The First Hall of the Civil Courts agreed to rescind a contract after the consignment of goods was not delivered and reduced in another consignment. This was decided by Mr Justice Lawrence Mintoff on 17 September 2018 in Dr Carlo Bisazza as special mandatory of Brymorex Spolka ZOO v Steel Eagle Commerce Limited.
In their application the Polish company explained that it had entered into a supply agreement with the defendant company.
In the agreement there were stipulated dates when the merchandise had to be delivered. The plaintiff company had paid over €50,000 and it is asking to be refunded.
Steel Eagle replied by saying that the plaintiff company should prove why the agreement should be rescinded and receive the money.
Mr Justice Mintoff analysed the evidence produced before the court. The chairman of the plaintiff company presented his affidavit, wherein explained that the two companies started working together in 2013.

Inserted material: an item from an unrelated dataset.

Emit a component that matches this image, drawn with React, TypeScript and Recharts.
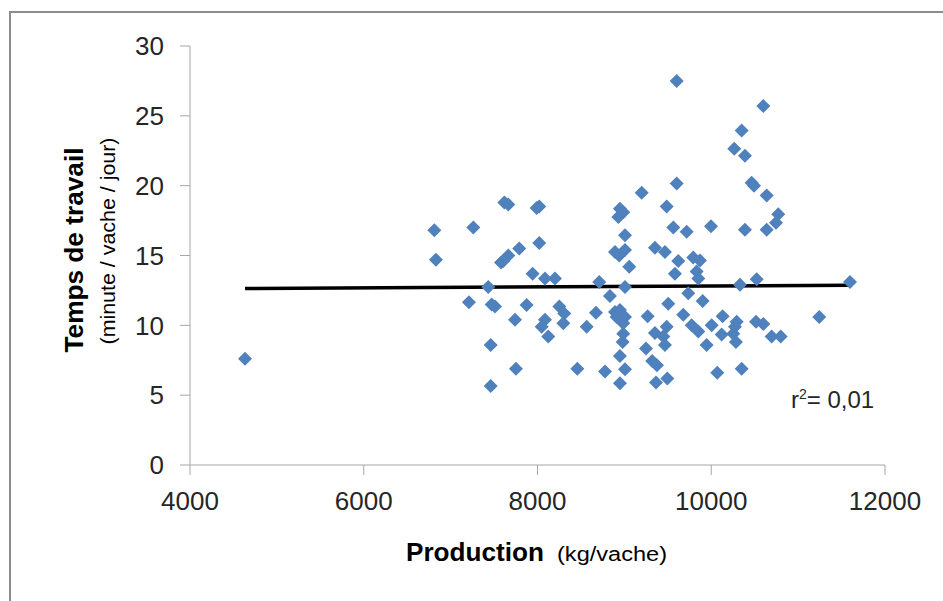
import { ScatterChart, Scatter, XAxis, YAxis, ReferenceLine, Label } from 'recharts';

// Production laitière (kg/vache) et temps de travail (min/vache/jour)
const production = [
  4633, 6812, 6831, 7261, 7618, 7664, 8020, 7990, 8020, 7790,
  7664, 7606, 7580, 7944, 8086, 8201, 7433, 7211, 7473, 7511,
  7875, 7741, 8251, 8308, 8086, 8048, 8124, 8297, 7461, 7752,
  7461, 9602, 9199, 8949, 8987, 8930, 9487, 9563, 9717, 9997,
  9007, 8892, 8941, 9007, 9352, 9467, 9620, 9582, 9793, 9870,
  9832, 9851, 9056, 8711, 9007, 9735, 8834, 9901, 9505, 8673,
  8892, 8949, 9007, 8911, 9268, 8566, 8987, 8987, 8980, 9678,
  9775, 9851, 9352, 9487, 9448, 9467, 9947, 9249, 8949, 9320,
  9375, 8458, 8777, 9007, 8949, 9364, 9494, 9602, 10599, 10350,
  10265, 10388, 10465, 10492, 10638, 10771, 10745, 10388, 10638, 10331,
  10523, 11597, 10131, 11243, 10005, 10293, 10273, 10253, 10284, 10515,
  10599, 10120, 10695, 10799, 10069, 10350,
];

const tempsTravail = [
  7.6, 16.8, 14.7, 17.0, 18.8, 18.65, 18.5, 18.4, 15.9, 15.5,
  15.0, 14.6, 14.5, 13.7, 13.35, 13.35, 12.75, 11.65, 11.5, 11.35,
  11.45, 10.4, 11.35, 10.85, 10.4, 9.9, 9.2, 10.15, 8.6, 6.9,
  5.65, 20.15, 19.5, 18.35, 18.1, 17.75, 18.5, 17.0, 16.7, 17.1,
  16.45, 15.25, 15.0, 15.4, 15.55, 15.25, 14.6, 13.7, 14.85, 14.65,
  13.85, 13.35, 14.2, 13.1, 12.75, 12.3, 12.1, 11.75, 11.55, 10.9,
  10.95, 11.1, 10.6, 10.6, 10.65, 9.9, 10.15, 9.4, 8.8, 10.75,
  10.0, 9.55, 9.45, 9.9, 9.2, 8.6, 8.6, 8.35, 7.8, 7.45,
  7.15, 6.9, 6.7, 6.85, 5.85, 5.9, 6.2, 27.5, 25.7, 23.95,
  22.65, 22.15, 20.2, 20.0, 19.3, 17.95, 17.35, 16.85, 16.85, 12.9,
  13.3, 13.1, 10.65, 10.6, 10.0, 10.25, 9.9, 9.4, 8.8, 10.25,
  10.1, 9.35, 9.2, 9.2, 6.6, 6.9,
];

const trendX = [4633, 11597];
const trendY = [12.64, 12.87];

const xTicks = [4000, 6000, 8000, 10000, 12000];
const yTicks = [0, 5, 10, 15, 20, 25, 30];

const points = production.map((x, i) => ({ x, y: tempsTravail[i] }));

const FONT = '"Liberation Sans", Arial, sans-serif';

const Diamond = (props: any) => {
  const { cx, cy } = props;
  const r = 7;
  return <path d={`M${cx},${cy - r}L${cx + r},${cy}L${cx},${cy + r}L${cx - r},${cy}Z`} fill="#4f81bd" />;
};

const YTitle = () => (
  <g>
    <text x={83} y={250} transform="rotate(-90 83 250)" textAnchor="middle" fontFamily={FONT}
      fontWeight="bold" fontSize={26} fill="#000" textLength={205} lengthAdjust="spacingAndGlyphs">
      Temps de travail
    </text>
    <text x={115} y={241} transform="rotate(-90 115 241)" textAnchor="middle" fontFamily={FONT}
      fontSize={20} fill="#000" textLength={207} lengthAdjust="spacingAndGlyphs">
      (minute / vache / jour)
    </text>
  </g>
);

const XTitle = () => (
  <g>
    <text x={406} y={561} fontFamily={FONT} fontWeight="bold" fontSize={26} fill="#000"
      textLength={138} lengthAdjust="spacingAndGlyphs">
      Production
    </text>
    <text x={557} y={561} fontFamily={FONT} fontSize={20} fill="#000"
      textLength={110} lengthAdjust="spacingAndGlyphs">
      (kg/vache)
    </text>
  </g>
);

export default function App() {
  return (
    <div style={{ position: 'fixed', left: 0, top: 0, width: 943, height: 601, background: '#fff', overflow: 'hidden' }}>
      <div style={{ position: 'absolute', left: 9, top: 11, width: 960, height: 620, border: '2px solid #8c8c8c' }} />
      <div style={{ position: 'absolute', left: 0, top: 0 }}>
        <ScatterChart width={943} height={601} margin={{ top: 46, right: 58, bottom: 0, left: 0 }}>
          <XAxis type="number" dataKey="x" domain={[4000, 12000]} ticks={xTicks} height={136}
            tickSize={10} tickMargin={17} stroke="#a6a6a6" allowDataOverflow
            tick={{ fontSize: 26, fill: '#262626', fontFamily: FONT }}>
            <Label content={XTitle} />
          </XAxis>
          <YAxis type="number" dataKey="y" domain={[0, 30]} ticks={yTicks} width={190}
            tickSize={10} tickMargin={16} stroke="#a6a6a6"
            tick={{ fontSize: 26, fill: '#262626', fontFamily: FONT }}>
            <Label content={YTitle} />
          </YAxis>
          <Scatter data={points} shape={Diamond} isAnimationActive={false} />
          <ReferenceLine
            segment={[{ x: trendX[0], y: trendY[0] }, { x: trendX[1], y: trendY[1] }]}
            stroke="#000" strokeWidth={3.5}
          />
        </ScatterChart>
      </div>
      <div style={{ position: 'absolute', left: 791, top: 386, fontFamily: FONT, fontSize: 24, color: '#262626' }}>
        r<sup style={{ fontSize: 14 }}>2</sup>= 0,01
      </div>
    </div>
  );
}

In April 2015 the plaintiff company had made an order worth USD27,100, however the merchandise never arrived. In May 2015 another order was made and the defendant company issued another invoice for USD15,244. Again the goods did not arrive to their destination.
The defendant company did refund part of the first order, however, there is still a balance of €50,000 in the plaintiff’s company’s favour. In August 2017, the plaintiff company received a consignment, however, it was not complete.
A representative of the defendant company did present an affidavit too and presented a document showing that the company received from the Polish company the €50,000 and admitted that the products were not received, since the container was not released. In the same document, the defendant company agreed to rescind the agreement and refund the company in three instalments.
The senior sales manager of the defendant company accepted that the company had financial problems and in fact he was not receiving his salary. He told the court that the company has similar problems with other companies.
The Court pointed out that the defendant company argued that the container was sent but it arrived late. The Court quoted Article 1347 of the Civil Code which states:
“1347. A sale is complete between the parties, and, as regards the seller, the property of the thing is transferred to the buyer, as soon as the thing and the price have been agreed upon, although the thing has not yet been delivered nor the price paid; and from that moment the thing itself remains at the risk and for the benefit of the buyer.”
According to Article 1378, a person who sells goods, has two obligations, the first being to hand over the object and secondly to guarantee it. In fact, Article 1385 states:
“1385. If the seller fails to make delivery at the time agreed upon, the buyer may elect either to demand the dissolution of the contract or to demand that he be placed in possession of the thing sold, provided the delay has been caused solely by the seller.”
The Court quoted from a judgment Malta International Airport plc -v- Safety and Security Management Limited decided on 16 December 2015. In the judgement the court held Article 1385 gives the plaintiff a right to rescind the contract of sale, since the consignment was not done.
The court then moved to order the defendant company to pay the plaintiff company the claim and rescinded the contract between the two.